What is required: Repeat the full listing below verbatim and keep the images out.

Dataset extract:
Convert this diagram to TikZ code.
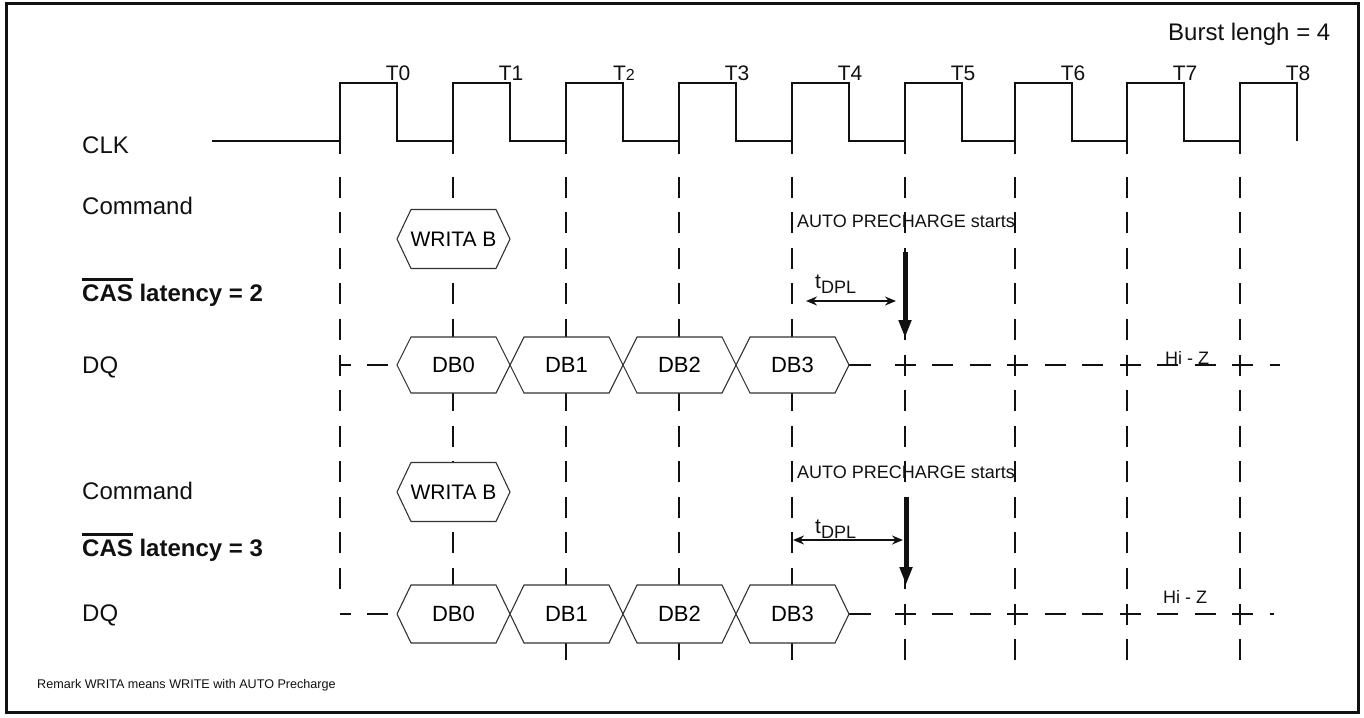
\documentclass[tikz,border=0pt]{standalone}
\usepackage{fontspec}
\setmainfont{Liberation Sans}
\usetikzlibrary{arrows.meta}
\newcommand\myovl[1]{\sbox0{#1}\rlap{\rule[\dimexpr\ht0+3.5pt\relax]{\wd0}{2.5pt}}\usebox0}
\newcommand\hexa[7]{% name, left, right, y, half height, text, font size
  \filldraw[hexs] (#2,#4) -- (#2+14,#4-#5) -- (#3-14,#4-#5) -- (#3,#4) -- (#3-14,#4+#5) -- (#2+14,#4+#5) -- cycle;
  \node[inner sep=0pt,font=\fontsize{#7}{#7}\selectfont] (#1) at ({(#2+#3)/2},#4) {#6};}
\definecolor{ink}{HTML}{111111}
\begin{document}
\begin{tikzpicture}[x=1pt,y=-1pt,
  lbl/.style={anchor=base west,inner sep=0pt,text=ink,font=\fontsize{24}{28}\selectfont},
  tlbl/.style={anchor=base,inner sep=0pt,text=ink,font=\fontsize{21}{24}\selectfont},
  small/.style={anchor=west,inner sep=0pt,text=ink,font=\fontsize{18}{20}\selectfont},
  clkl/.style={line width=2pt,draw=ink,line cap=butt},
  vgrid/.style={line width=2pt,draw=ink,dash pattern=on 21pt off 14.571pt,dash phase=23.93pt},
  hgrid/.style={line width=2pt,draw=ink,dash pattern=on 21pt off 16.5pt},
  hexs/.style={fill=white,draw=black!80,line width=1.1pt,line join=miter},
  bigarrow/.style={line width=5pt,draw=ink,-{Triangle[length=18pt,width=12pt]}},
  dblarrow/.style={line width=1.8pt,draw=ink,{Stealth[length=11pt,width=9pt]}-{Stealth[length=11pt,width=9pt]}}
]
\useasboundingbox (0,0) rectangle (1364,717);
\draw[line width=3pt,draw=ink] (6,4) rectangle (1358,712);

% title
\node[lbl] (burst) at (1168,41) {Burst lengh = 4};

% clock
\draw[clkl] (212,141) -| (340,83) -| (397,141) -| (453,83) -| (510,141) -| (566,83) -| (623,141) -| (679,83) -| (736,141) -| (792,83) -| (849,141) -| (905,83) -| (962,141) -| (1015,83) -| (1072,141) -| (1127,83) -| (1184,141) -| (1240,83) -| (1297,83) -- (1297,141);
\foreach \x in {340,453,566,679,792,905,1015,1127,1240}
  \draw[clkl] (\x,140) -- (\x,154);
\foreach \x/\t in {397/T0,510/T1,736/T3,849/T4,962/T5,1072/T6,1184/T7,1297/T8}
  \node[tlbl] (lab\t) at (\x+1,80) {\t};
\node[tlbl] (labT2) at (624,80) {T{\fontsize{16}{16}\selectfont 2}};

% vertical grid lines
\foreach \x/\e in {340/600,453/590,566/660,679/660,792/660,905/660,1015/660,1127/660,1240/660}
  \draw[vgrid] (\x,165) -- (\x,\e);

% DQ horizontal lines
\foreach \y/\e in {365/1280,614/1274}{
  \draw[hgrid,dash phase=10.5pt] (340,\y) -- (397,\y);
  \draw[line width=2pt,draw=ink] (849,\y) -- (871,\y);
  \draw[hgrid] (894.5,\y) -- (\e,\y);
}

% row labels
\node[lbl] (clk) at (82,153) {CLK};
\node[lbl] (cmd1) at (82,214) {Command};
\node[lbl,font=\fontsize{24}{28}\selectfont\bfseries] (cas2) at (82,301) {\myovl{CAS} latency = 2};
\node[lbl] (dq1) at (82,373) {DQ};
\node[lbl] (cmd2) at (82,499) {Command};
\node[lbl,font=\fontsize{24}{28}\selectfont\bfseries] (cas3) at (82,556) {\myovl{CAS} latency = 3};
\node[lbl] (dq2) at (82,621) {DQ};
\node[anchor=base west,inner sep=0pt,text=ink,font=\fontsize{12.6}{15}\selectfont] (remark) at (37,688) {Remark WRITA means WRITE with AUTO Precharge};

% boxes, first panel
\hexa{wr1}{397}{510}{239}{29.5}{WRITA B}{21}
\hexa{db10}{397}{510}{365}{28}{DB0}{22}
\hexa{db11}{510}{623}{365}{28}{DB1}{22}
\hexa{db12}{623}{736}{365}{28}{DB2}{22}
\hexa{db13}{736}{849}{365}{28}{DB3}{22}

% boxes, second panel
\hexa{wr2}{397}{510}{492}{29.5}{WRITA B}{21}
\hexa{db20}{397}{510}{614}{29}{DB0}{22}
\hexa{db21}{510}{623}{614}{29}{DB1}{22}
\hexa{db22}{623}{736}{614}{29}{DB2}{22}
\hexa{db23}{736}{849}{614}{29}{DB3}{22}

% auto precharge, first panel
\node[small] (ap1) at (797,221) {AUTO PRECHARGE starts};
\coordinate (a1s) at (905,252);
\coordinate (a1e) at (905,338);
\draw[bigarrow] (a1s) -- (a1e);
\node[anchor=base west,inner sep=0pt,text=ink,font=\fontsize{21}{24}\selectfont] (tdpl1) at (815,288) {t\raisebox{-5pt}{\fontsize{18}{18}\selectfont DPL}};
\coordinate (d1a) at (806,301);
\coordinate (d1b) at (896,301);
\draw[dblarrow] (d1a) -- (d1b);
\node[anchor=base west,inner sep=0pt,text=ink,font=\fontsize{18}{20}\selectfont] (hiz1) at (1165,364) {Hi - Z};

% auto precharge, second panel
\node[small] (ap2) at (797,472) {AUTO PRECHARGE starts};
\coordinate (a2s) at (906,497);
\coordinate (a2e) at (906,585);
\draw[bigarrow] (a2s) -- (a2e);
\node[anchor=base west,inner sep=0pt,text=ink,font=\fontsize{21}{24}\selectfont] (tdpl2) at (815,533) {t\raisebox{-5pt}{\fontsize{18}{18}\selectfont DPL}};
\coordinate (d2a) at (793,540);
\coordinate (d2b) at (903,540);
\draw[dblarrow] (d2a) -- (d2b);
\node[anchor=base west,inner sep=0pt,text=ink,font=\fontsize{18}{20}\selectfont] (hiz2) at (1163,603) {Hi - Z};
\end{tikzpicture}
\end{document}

Written response:
Convert this diagram to TikZ code.
\documentclass[tikz,border=0pt]{standalone}
\usepackage{fontspec}
\setmainfont{Liberation Sans}
\usetikzlibrary{arrows.meta}
\newcommand\myovl[1]{\sbox0{#1}\rlap{\rule[\dimexpr\ht0+3.5pt\relax]{\wd0}{2.5pt}}\usebox0}
\newcommand\hexa[7]{% name, left, right, y, half height, text, font size
  \filldraw[hexs] (#2,#4) -- (#2+14,#4-#5) -- (#3-14,#4-#5) -- (#3,#4) -- (#3-14,#4+#5) -- (#2+14,#4+#5) -- cycle;
  \node[inner sep=0pt,font=\fontsize{#7}{#7}\selectfont] (#1) at ({(#2+#3)/2},#4) {#6};}
\definecolor{ink}{HTML}{111111}
\begin{document}
\begin{tikzpicture}[x=1pt,y=-1pt,
  lbl/.style={anchor=base west,inner sep=0pt,text=ink,font=\fontsize{24}{28}\selectfont},
  tlbl/.style={anchor=base,inner sep=0pt,text=ink,font=\fontsize{21}{24}\selectfont},
  small/.style={anchor=west,inner sep=0pt,text=ink,font=\fontsize{18}{20}\selectfont},
  clkl/.style={line width=2pt,draw=ink,line cap=butt},
  vgrid/.style={line width=2pt,draw=ink,dash pattern=on 21pt off 14.571pt,dash phase=23.93pt},
  hgrid/.style={line width=2pt,draw=ink,dash pattern=on 21pt off 16.5pt},
  hexs/.style={fill=white,draw=black!80,line width=1.1pt,line join=miter},
  bigarrow/.style={line width=5pt,draw=ink,-{Triangle[length=18pt,width=12pt]}},
  dblarrow/.style={line width=1.8pt,draw=ink,{Stealth[length=11pt,width=9pt]}-{Stealth[length=11pt,width=9pt]}}
]
\useasboundingbox (0,0) rectangle (1364,717);
\draw[line width=3pt,draw=ink] (6,4) rectangle (1358,712);

% title
\node[lbl] (burst) at (1168,41) {Burst lengh = 4};

% clock
\draw[clkl] (212,141) -| (340,83) -| (397,141) -| (453,83) -| (510,141) -| (566,83) -| (623,141) -| (679,83) -| (736,141) -| (792,83) -| (849,141) -| (905,83) -| (962,141) -| (1015,83) -| (1072,141) -| (1127,83) -| (1184,141) -| (1240,83) -| (1297,83) -- (1297,141);
\foreach \x in {340,453,566,679,792,905,1015,1127,1240}
  \draw[clkl] (\x,140) -- (\x,154);
\foreach \x/\t in {397/T0,510/T1,736/T3,849/T4,962/T5,1072/T6,1184/T7,1297/T8}
  \node[tlbl] (lab\t) at (\x+1,80) {\t};
\node[tlbl] (labT2) at (624,80) {T{\fontsize{16}{16}\selectfont 2}};

% vertical grid lines
\foreach \x/\e in {340/600,453/590,566/660,679/660,792/660,905/660,1015/660,1127/660,1240/660}
  \draw[vgrid] (\x,165) -- (\x,\e);

% DQ horizontal lines
\foreach \y/\e in {365/1280,614/1274}{
  \draw[hgrid,dash phase=10.5pt] (340,\y) -- (397,\y);
  \draw[line width=2pt,draw=ink] (849,\y) -- (871,\y);
  \draw[hgrid] (894.5,\y) -- (\e,\y);
}

% row labels
\node[lbl] (clk) at (82,153) {CLK};
\node[lbl] (cmd1) at (82,214) {Command};
\node[lbl,font=\fontsize{24}{28}\selectfont\bfseries] (cas2) at (82,301) {\myovl{CAS} latency = 2};
\node[lbl] (dq1) at (82,373) {DQ};
\node[lbl] (cmd2) at (82,499) {Command};
\node[lbl,font=\fontsize{24}{28}\selectfont\bfseries] (cas3) at (82,556) {\myovl{CAS} latency = 3};
\node[lbl] (dq2) at (82,621) {DQ};
\node[anchor=base west,inner sep=0pt,text=ink,font=\fontsize{12.6}{15}\selectfont] (remark) at (37,688) {Remark WRITA means WRITE with AUTO Precharge};

% boxes, first panel
\hexa{wr1}{397}{510}{239}{29.5}{WRITA B}{21}
\hexa{db10}{397}{510}{365}{28}{DB0}{22}
\hexa{db11}{510}{623}{365}{28}{DB1}{22}
\hexa{db12}{623}{736}{365}{28}{DB2}{22}
\hexa{db13}{736}{849}{365}{28}{DB3}{22}

% boxes, second panel
\hexa{wr2}{397}{510}{492}{29.5}{WRITA B}{21}
\hexa{db20}{397}{510}{614}{29}{DB0}{22}
\hexa{db21}{510}{623}{614}{29}{DB1}{22}
\hexa{db22}{623}{736}{614}{29}{DB2}{22}
\hexa{db23}{736}{849}{614}{29}{DB3}{22}

% auto precharge, first panel
\node[small] (ap1) at (797,221) {AUTO PRECHARGE starts};
\coordinate (a1s) at (905,252);
\coordinate (a1e) at (905,338);
\draw[bigarrow] (a1s) -- (a1e);
\node[anchor=base west,inner sep=0pt,text=ink,font=\fontsize{21}{24}\selectfont] (tdpl1) at (815,288) {t\raisebox{-5pt}{\fontsize{18}{18}\selectfont DPL}};
\coordinate (d1a) at (806,301);
\coordinate (d1b) at (896,301);
\draw[dblarrow] (d1a) -- (d1b);
\node[anchor=base west,inner sep=0pt,text=ink,font=\fontsize{18}{20}\selectfont] (hiz1) at (1165,364) {Hi - Z};

% auto precharge, second panel
\node[small] (ap2) at (797,472) {AUTO PRECHARGE starts};
\coordinate (a2s) at (906,497);
\coordinate (a2e) at (906,585);
\draw[bigarrow] (a2s) -- (a2e);
\node[anchor=base west,inner sep=0pt,text=ink,font=\fontsize{21}{24}\selectfont] (tdpl2) at (815,533) {t\raisebox{-5pt}{\fontsize{18}{18}\selectfont DPL}};
\coordinate (d2a) at (793,540);
\coordinate (d2b) at (903,540);
\draw[dblarrow] (d2a) -- (d2b);
\node[anchor=base west,inner sep=0pt,text=ink,font=\fontsize{18}{20}\selectfont] (hiz2) at (1163,603) {Hi - Z};
\end{tikzpicture}
\end{document}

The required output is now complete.